Offering an examination of educational approaches to promote justice, this volume demonstrates the necessity for keeping race, ethnicity, class, language, and other diversities at the core of pedagogical strategies and theories that address queer, trans, gender nonbinary and related issues.
Queer theory, trans theory, and intersectional theory have all sought to describe, create, and foster a sense of complex subjectivity and community, insisting on relationality and complexity as concepts and communities shift and change. Each theory has addressed exclusions from dominant practices and encouraged a sense of connection across struggles. This collection brings these crucial theories together to inform pedagogies across a wide array of contexts of formal education and community-based educational settings. Seeking to push at the edges of how we teach and learn across subjectivities and communities, authors in this volume show that theories inform practice and practice informs theory-but this takes careful attention, reflexivity, and commitment.

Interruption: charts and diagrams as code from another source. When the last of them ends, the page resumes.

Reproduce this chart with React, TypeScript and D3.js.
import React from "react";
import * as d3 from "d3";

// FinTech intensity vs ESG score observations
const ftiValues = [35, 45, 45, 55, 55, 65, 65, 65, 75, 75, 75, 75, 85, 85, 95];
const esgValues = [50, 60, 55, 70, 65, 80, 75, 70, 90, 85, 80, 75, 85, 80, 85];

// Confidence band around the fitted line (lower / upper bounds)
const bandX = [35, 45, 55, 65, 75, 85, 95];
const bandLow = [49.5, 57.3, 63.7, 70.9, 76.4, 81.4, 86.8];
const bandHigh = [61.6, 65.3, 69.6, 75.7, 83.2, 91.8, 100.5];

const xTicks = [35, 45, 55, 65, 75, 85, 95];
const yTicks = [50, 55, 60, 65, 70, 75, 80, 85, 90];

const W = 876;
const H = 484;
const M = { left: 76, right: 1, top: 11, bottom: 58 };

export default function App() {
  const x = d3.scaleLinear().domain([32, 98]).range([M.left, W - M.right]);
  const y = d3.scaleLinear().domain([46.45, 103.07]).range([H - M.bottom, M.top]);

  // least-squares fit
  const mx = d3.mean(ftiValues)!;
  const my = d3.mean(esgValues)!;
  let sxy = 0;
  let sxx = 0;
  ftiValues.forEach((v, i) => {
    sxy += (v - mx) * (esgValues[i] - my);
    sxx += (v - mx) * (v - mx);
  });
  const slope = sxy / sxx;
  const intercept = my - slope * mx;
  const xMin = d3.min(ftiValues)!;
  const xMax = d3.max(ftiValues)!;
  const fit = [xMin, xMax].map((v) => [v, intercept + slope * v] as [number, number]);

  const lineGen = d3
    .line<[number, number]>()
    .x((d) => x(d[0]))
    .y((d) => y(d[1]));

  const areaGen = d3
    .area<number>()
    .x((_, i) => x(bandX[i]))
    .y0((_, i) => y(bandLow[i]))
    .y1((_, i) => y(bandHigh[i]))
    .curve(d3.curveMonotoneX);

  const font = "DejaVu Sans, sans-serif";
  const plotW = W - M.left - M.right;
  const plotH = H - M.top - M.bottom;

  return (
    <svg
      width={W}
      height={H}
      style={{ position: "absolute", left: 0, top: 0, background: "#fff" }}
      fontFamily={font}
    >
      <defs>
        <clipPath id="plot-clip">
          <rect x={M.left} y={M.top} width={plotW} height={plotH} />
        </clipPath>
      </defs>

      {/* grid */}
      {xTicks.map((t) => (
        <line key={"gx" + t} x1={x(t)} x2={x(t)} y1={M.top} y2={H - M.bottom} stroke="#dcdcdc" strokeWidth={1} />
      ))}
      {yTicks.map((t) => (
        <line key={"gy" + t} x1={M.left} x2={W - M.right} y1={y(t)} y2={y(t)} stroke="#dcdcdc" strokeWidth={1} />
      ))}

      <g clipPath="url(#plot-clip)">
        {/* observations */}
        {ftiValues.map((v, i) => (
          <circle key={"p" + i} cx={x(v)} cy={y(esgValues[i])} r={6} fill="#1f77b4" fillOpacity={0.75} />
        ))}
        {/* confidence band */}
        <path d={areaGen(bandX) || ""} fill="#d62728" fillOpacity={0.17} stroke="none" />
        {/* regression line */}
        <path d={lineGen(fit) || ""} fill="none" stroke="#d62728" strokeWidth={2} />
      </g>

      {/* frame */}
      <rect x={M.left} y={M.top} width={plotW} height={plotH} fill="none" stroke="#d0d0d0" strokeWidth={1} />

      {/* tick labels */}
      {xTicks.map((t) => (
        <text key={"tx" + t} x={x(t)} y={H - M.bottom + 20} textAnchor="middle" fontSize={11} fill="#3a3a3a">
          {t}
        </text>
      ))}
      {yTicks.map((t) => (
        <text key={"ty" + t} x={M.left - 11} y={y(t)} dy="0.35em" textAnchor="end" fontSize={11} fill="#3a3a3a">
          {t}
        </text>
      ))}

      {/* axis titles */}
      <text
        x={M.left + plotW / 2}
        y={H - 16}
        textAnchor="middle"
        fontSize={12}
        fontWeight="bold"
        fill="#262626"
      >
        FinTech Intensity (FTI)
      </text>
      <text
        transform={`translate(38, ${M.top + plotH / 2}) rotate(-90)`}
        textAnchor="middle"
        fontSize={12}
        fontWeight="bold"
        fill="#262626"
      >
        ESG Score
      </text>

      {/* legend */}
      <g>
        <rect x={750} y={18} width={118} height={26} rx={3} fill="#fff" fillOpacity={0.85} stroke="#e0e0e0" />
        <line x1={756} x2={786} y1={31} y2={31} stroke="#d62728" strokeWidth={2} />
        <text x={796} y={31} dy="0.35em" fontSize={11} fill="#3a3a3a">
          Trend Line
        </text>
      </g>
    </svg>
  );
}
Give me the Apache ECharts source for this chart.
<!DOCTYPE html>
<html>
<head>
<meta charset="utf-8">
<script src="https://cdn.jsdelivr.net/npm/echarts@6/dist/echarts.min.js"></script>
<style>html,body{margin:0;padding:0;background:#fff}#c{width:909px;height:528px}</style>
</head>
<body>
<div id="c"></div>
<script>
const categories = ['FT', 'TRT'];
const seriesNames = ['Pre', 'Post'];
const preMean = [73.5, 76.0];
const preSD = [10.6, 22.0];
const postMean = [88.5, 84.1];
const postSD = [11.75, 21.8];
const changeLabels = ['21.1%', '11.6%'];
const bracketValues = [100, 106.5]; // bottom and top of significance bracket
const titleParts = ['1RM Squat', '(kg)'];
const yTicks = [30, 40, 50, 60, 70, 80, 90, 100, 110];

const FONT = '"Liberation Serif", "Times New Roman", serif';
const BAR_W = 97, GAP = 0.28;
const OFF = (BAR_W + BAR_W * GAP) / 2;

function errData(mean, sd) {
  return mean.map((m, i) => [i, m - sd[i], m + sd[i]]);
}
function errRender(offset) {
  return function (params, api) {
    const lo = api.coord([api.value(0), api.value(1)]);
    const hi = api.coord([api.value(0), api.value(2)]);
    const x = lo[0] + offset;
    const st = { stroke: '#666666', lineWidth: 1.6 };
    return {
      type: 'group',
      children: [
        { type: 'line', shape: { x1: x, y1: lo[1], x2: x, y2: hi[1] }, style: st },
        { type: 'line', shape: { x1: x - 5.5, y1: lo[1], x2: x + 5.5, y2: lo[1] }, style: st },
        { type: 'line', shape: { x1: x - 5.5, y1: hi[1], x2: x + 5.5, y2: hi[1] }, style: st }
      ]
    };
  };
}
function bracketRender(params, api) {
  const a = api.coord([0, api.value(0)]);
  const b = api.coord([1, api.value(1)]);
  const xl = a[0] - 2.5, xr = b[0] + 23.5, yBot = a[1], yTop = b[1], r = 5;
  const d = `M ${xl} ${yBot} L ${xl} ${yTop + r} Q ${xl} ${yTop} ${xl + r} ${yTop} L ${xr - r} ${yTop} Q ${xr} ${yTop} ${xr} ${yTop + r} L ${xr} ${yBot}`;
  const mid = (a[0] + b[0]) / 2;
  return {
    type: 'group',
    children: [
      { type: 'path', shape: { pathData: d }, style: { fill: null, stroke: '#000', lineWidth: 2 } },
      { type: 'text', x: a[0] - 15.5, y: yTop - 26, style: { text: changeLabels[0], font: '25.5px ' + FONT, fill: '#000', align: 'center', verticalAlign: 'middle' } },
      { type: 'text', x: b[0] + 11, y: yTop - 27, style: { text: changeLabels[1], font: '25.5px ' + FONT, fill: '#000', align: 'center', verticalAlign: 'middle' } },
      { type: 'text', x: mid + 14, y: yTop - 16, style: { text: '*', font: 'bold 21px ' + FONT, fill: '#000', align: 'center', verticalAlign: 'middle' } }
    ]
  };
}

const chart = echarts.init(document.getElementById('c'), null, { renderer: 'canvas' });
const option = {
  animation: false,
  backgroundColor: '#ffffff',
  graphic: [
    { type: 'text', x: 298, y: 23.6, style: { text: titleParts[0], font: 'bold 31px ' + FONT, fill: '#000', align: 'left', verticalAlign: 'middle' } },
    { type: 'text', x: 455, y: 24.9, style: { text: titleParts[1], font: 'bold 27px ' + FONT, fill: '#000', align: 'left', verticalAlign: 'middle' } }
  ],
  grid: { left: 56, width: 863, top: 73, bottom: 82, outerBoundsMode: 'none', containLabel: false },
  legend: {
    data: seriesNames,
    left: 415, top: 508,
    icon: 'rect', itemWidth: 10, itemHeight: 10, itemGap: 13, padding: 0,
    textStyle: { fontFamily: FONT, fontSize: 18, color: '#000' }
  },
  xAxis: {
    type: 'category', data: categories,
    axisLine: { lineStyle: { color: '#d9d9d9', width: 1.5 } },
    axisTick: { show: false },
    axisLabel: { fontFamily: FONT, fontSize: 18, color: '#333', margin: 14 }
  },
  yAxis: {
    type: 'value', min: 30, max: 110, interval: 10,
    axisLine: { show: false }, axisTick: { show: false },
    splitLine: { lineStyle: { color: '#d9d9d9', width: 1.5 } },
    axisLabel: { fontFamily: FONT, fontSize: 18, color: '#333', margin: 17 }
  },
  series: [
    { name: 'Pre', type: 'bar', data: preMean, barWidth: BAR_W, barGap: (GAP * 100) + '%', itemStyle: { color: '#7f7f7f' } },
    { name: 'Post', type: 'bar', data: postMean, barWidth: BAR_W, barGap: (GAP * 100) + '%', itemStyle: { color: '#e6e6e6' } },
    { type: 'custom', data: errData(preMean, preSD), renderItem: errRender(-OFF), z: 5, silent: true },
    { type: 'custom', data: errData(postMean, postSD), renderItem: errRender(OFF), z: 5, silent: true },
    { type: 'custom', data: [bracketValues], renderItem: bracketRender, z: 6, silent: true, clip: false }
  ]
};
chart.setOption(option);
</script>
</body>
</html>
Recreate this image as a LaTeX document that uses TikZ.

This scholarly text will be of great interest to graduate and postgraduate students, academics, teachers, libraries and policy makers in the field of Gender and Sexuality in Education, LGBTQ studies, Multicultural Education and Sociology of Education.
With this book, we dive deeply into the contradictions, impossibilities, and unpredictable outcomes of pedagogy and advocacy that surface when engaging queer, trans, and intersectional theories and lenses, and it is exactly these "misses and connections" that make educational work politically generative, even if emotionally fraught, especially for those of us who think we already do anti-oppressive work.? Mollie Blackburn, Cris Mayo, and colleagues offer analyses of refreshingly original and creative classroom, community, and cultural interventions that give us pause as they illuminate, inquire, inspire, and undoubtedly, as they queer your own approach, your very vision for justice in education.
-Kevin Kumashiro is Assistant Professor at Bates College in Lewiston, USA and author of Troubling Education: "Queer" Activism and Antioppressive Pedagogy.
Queer, Trans, and Intersectional Theory in Educational Practice: Student, Teacher, and Community Experiences is a ground-breaking collection. Each chapter weaves together intersectional, queer, and trans theories of education in order to imagine classrooms that welcome, cultivate, and think difference as the grounds of learning. Accessible, practical, and provocative-this collection will be indispensable to educational researchers from K-12 to college and university who want to infuse their practice with the insights of queer, trans, and intersectional theories.
- Jen Gilbert is Associate Professor at Faculty of Education, York University, Cannada.
Neoliberal assaults on educational spaces have intensified the enforcement of scripted and decontextualized approaches to teaching and learning, the anti-intellectual dismissal of theory's importance to pedagogy, and the surveillance of difference and dissent as disruptive pedagogical forces. Blackburn and Mayo's edited collection reclaims the transformative possibilities of educational practice by re-centering theory, difference, and disruption despite (and because) of mandates to the contrary. The chapters in this collection embrace the legacy of outlaw pedagogies - works that defy the constraints of what is allowable in order to expand the boundaries of what is imaginable.
- Ed Brockenbrough is Associate Professor and Calvin Bland Fellow at Graduate School of Education, University of Pennsylvania, USA.